George Löf, deceased, created two of the first active system solar-heated homes in America. He was a former director of the Industrial Research Institute at the University of Denver, Colorado, and an early pioneer of solar-powered techonolgy, including solar cooking. A voluble apostle for all things sun-powered, he conducted his first experiments with solar-power homes during World War II. Born in 1913 in Aspen, Colorado, USA, when it was still a mining town, Mr. Löf was the son of a country doctor who had emigrated from Sweden. He studied chemical engineering at the University of Denver and earned a doctorate at Massachusetts Institute of Technology.

George Lof Unbroiler

The Umbroiler parabolic solar cooker, in use with his daughter, Linnea, in 1955.

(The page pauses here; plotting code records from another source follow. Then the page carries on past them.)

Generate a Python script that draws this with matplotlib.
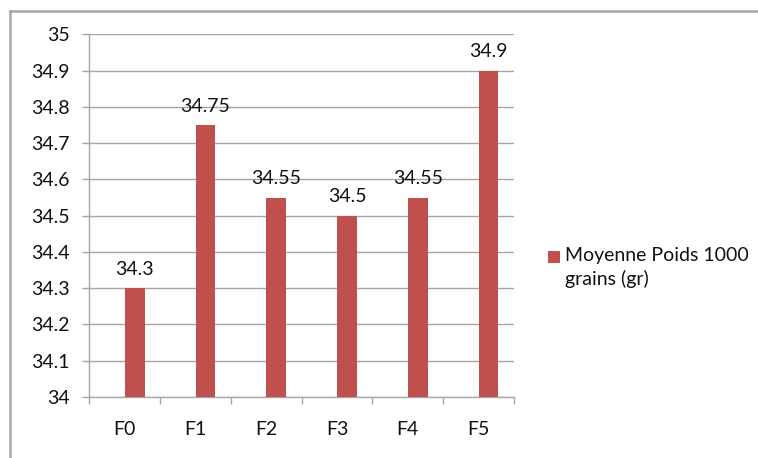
import matplotlib
matplotlib.use("Agg")
import matplotlib.pyplot as plt
from matplotlib.lines import Line2D
from matplotlib.patches import Rectangle
import numpy as np

categories = ["F0", "F1", "F2", "F3", "F4", "F5"]
values = [34.3, 34.75, 34.55, 34.5, 34.55, 34.9]
value_labels = ["34.3", "34.75", "34.55", "34.5", "34.55", "34.9"]
series_name = "Moyenne Poids 1000\ngrains (gr)"
y_ticks = [34, 34.1, 34.2, 34.3, 34.4, 34.5, 34.6, 34.7, 34.8, 34.9, 35]
y_tick_labels = ["34", "34.1", "34.2", "34.3", "34.4", "34.5", "34.6", "34.7", "34.8", "34.9", "35"]

plt.rcParams["font.family"] = ["Lato", "DejaVu Sans"]
bar_color = "#C0504D"
grid_color = "#A6A6A6"
text_color = "#111111"
fs = 14

W, H = 758, 458
fig = plt.figure(figsize=(W / 100, H / 100), dpi=100)
ax = fig.add_axes([0.118, 0.1332, 0.560, 0.7918])

x = np.arange(len(categories))
bar_w = 0.28
bars = ax.bar(x + bar_w / 2, values, width=bar_w, color=bar_color, zorder=3)
ax.bar_label(bars, labels=value_labels, padding=7.5, fontsize=fs, color=text_color)

ax.set_xlim(-0.5, len(categories) - 0.5)
ax.set_ylim(34, 35)
ax.set_yticks(y_ticks)
ax.set_yticklabels(y_tick_labels)
ax.yaxis.grid(True, color=grid_color, linewidth=1.0, zorder=0)
ax.set_axisbelow(True)

ax.set_xticks(x)
ax.set_xticklabels(categories)
ax.set_xticks(np.arange(-0.5, len(categories)), minor=True)
ax.tick_params(axis="x", which="major", length=0, pad=17, labelsize=fs, labelcolor=text_color)
ax.tick_params(axis="x", which="minor", length=5, width=1, color=grid_color, direction="out")
ax.tick_params(axis="y", length=5, width=1, color=grid_color, pad=9, labelsize=fs, labelcolor=text_color)

for side in ("top", "right"):
    ax.spines[side].set_visible(False)
for side in ("left", "bottom"):
    ax.spines[side].set_color(grid_color)
    ax.spines[side].set_linewidth(1.0)

# Outer chart frame (left and top edges)
fig.add_artist(Line2D([10 / W, 10 / W], [0, 1 - 11 / H], transform=fig.transFigure,
                      color=grid_color, linewidth=1.8))
fig.add_artist(Line2D([10 / W, 1], [1 - 11 / H, 1 - 11 / H], transform=fig.transFigure,
                      color=grid_color, linewidth=1.8))

# Legend: colour key next to the first line of the series name
fig.add_artist(Rectangle((548 / W, 1 - 263 / H), 12 / W, 12 / H, transform=fig.transFigure,
                         facecolor=bar_color, edgecolor="none"))
fig.text(565 / W, 1 - 247 / H, series_name, fontsize=fs, color=text_color,
         va="top", ha="left", linespacing=1.4)

fig.savefig("out.png", dpi=100)
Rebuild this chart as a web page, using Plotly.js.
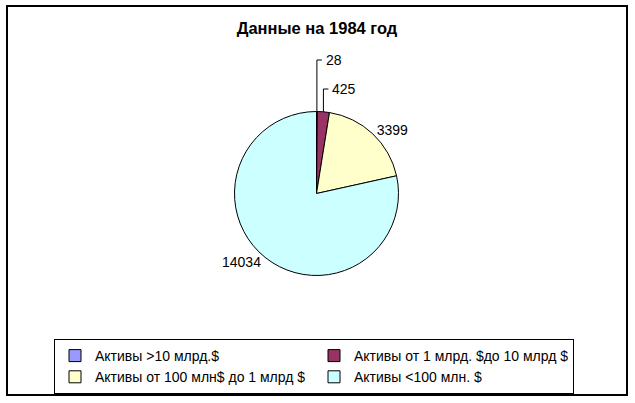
<!DOCTYPE html>
<html>
<head>
<meta charset="utf-8">
<script src="https://cdn.plot.ly/plotly-3.0.1.min.js"></script>
<style>html,body{margin:0;padding:0;background:#fff}#chart{width:635px;height:403px}</style>
</head>
<body>
<div id="chart"></div>
<script>
const categories = ["Активы >10 млрд.$", "Активы от 1 млрд. $до 10 млрд $", "Активы от 100 млн$ до 1 млрд $", "Активы <100 млн. $"];
const values = [28, 425, 3399, 14034];
const colors = ["#9999FF", "#993366", "#FFFFCC", "#CCFFFF"];
const titleText = "Данные на 1984 год";

const FONT = "Liberation Sans, Arial, sans-serif";
const W = 635, H = 403;
const cx = 316.5, cy = 193.5, r = 82;

// small slices get elbow leader labels (like the original), big ones use Plotly's outside text
const smallIdx = [0, 1];
const leaderTopY = [60, 89];   // pixel height of the label for each small slice
const leaderTick = [5, 5];

const total = values.reduce((a, b) => a + b, 0);
const textArr = values.map((v, i) => smallIdx.includes(i) ? "" : String(v));

const trace = {
  type: "pie",
  labels: categories,
  values: values,
  text: textArr,
  sort: false,
  direction: "clockwise",
  rotation: 0,
  marker: {colors: colors, line: {color: "#000", width: 1}},
  textinfo: "text",
  textposition: "outside",
  outsidetextfont: {family: FONT, size: 14, color: "#000"},
  domain: {x: [(cx - r) / W, (cx + r) / W], y: [(H - cy - r) / H, (H - cy + r) / H]},
  automargin: false,
  hoverinfo: "label+value"
};

const px = x => x / W;
const py = y => 1 - y / H;

const shapes = [
  {type: "rect", xref: "paper", yref: "paper", x0: px(7), x1: px(627), y0: py(395), y1: py(6),
   line: {color: "#000", width: 2}, fillcolor: "rgba(0,0,0,0)", layer: "below"}
];
const annotations = [];

let cum = 0;
values.forEach((v, i) => {
  const mid = (cum + v / 2) / total * 2 * Math.PI;
  cum += v;
  const k = smallIdx.indexOf(i);
  if (k < 0) return;
  const x0 = cx + r * Math.sin(mid);
  const y0 = cy - r * Math.cos(mid);
  const yt = leaderTopY[k];
  const xt = x0 + leaderTick[k];
  shapes.push({type: "path", xref: "paper", yref: "paper",
    path: `M${px(x0)},${py(y0)} L${px(x0)},${py(yt)} L${px(xt)},${py(yt)}`,
    line: {color: "#000", width: 1}});
  annotations.push({xref: "paper", yref: "paper", x: px(xt + 2), y: py(yt), xanchor: "left", yanchor: "middle",
    text: String(v), showarrow: false, font: {family: FONT, size: 14, color: "#000"}});
});

const layout = {
  width: W, height: H,
  margin: {l: 0, r: 0, t: 0, b: 0},
  paper_bgcolor: "#fff",
  font: {family: FONT, size: 14, color: "#000"},
  title: {text: "<b>" + titleText + "</b>", x: px(317), xanchor: "center", y: py(28), yanchor: "middle",
          font: {family: FONT, size: 16.5, color: "#000"}},
  showlegend: true,
  legend: {
    orientation: "h",
    x: px(54), xanchor: "left",
    y: py(339), yanchor: "top",
    entrywidth: 214, entrywidthmode: "pixels",
    bordercolor: "#000", borderwidth: 1,
    bgcolor: "#fff",
    itemwidth: 30,
    font: {family: FONT, size: 14, color: "#000"},
    traceorder: "normal"
  },
  shapes: shapes,
  annotations: annotations
};

Plotly.newPlot("chart", [trace], layout, {staticPlot: true, displayModeBar: false});
</script>
</body>
</html>
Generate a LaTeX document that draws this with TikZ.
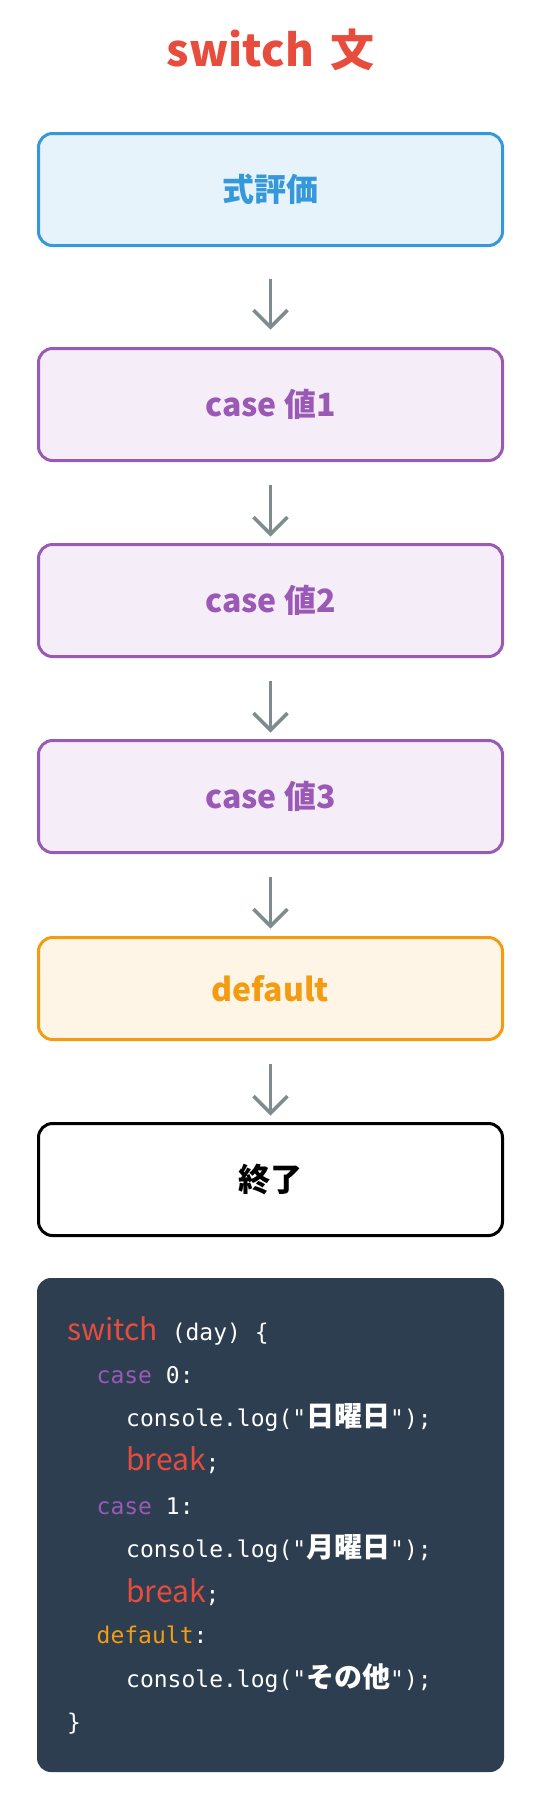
\documentclass[tikz,border=0pt]{standalone}
\usepackage{fontspec}
\setmainfont{Noto Sans CJK JP}
\setmonofont{DejaVu Sans Mono}
\newfontfamily\cjk{Noto Sans CJK JP}
\usetikzlibrary{arrows.meta}

\definecolor{swred}{HTML}{E74C3C}
\definecolor{swblue}{HTML}{3498DB}
\definecolor{swpurple}{HTML}{9B59B6}
\definecolor{sworange}{HTML}{F39C12}
\definecolor{swgrey}{HTML}{7F8C8D}
\definecolor{codebg}{HTML}{2C3E50}

\tikzset{
  flowbox/.style={draw, line width=3pt, rounded corners=14pt, minimum width=464pt, minimum height=112pt, font=\fontsize{32}{38}\selectfont\bfseries},
  evalbox/.style={flowbox, draw=swblue, fill=swblue!12, text=swblue},
  casebox/.style={flowbox, draw=swpurple, fill=swpurple!10, text=swpurple},
  defbox/.style={flowbox, draw=sworange, fill=sworange!10, text=sworange, minimum height=102pt},
  endbox/.style={flowbox, draw=black, fill=white, text=black},
  flowarrow/.style={draw=swgrey, line width=3.5pt, -{Straight Barb[length=17pt,width=34pt]}},
  codeline/.style={anchor=base west, text=white, inner sep=0pt, font=\ttfamily\fontsize{23}{27}\selectfont},
}
\newcommand{\kwred}[1]{{\color{swred}\rmfamily\fontsize{30}{32}\selectfont #1}}
\newcommand{\kwcase}[1]{\textcolor{swpurple}{#1}}
\newcommand{\kwdef}[1]{\textcolor{sworange}{#1}}
\newcommand{\jp}[1]{{\cjk\bfseries\fontsize{28}{30}\selectfont #1}}

\begin{document}
\begin{tikzpicture}[x=1pt,y=-1pt]
\useasboundingbox[fill=white] (0,0) rectangle (533,1808);
\node[anchor=base, text=swred, font=\fontsize{44}{50}\selectfont\bfseries] (title) at (270.5,66) {switch\hspace{6pt} 文};
\node[evalbox] (eval) at (270.5,189.5) {式評価};
\node[casebox] (case1) at (270.5,404.5) {case 値1};
\node[casebox] (case2) at (270.5,600.5) {case 値2};
\node[casebox] (case3) at (270.5,796.5) {case 値3};
\node[defbox] (default) at (270.5,988.5) {default};
\node[endbox] (end) at (270.5,1179.5) {終了};
\draw[flowarrow, shorten <=31.5pt, shorten >=17.5pt] (eval.south) -- (case1.north);
\draw[flowarrow, shorten <=22.5pt, shorten >=6.5pt] (case1.south) -- (case2.north);
\draw[flowarrow, shorten <=22.5pt, shorten >=6.5pt] (case2.south) -- (case3.north);
\draw[flowarrow, shorten <=22.5pt, shorten >=7.5pt] (case3.south) -- (default.north);
\draw[flowarrow, shorten <=22.5pt, shorten >=6.5pt] (default.south) -- (end.north);
% code sample
\fill[codebg, rounded corners=14pt] (37,1278) rectangle (504,1772);
\node[codeline] (c1) at (67,1340) {\kwred{switch} (day) \{};
\node[codeline] (c2) at (96.5,1383) {\kwcase{case} 0:};
\node[codeline] (c3) at (126,1426) {console.log("\jp{日曜日}");};
\node[codeline] (c4) at (126,1470) {\kwred{break};};
\node[codeline] (c5) at (96.5,1514) {\kwcase{case} 1:};
\node[codeline] (c6) at (126,1557) {console.log("\jp{月曜日}");};
\node[codeline] (c7) at (126,1602) {\kwred{break};};
\node[codeline] (c8) at (96.5,1643) {\kwdef{default}:};
\node[codeline] (c9) at (126,1687) {console.log("\jp{その他}");};
\node[codeline] (c10) at (67,1730) {\}};
\end{tikzpicture}
\end{document}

While Mr. Löf focused primarily on home heating, he sought to develop other applications for his research, including, most notably, a solar cooker. Crafted during the 1950's from metallized plastic sheeting, and shaped like an umbrella, his solar cooker's precise parabolic form focused the sun's rays, creating enough heat to broil a steak. Mr. Löf joked that it would cook in the sunshine, and act as an umbrella in the rain. But the Umbroiler, as he dubbed it, was a commercial failure for the times. He worked on other solar cookers that were distributed in developing countries by Unesco. He also patented a system for using solar heat to distill freshwater from seawater.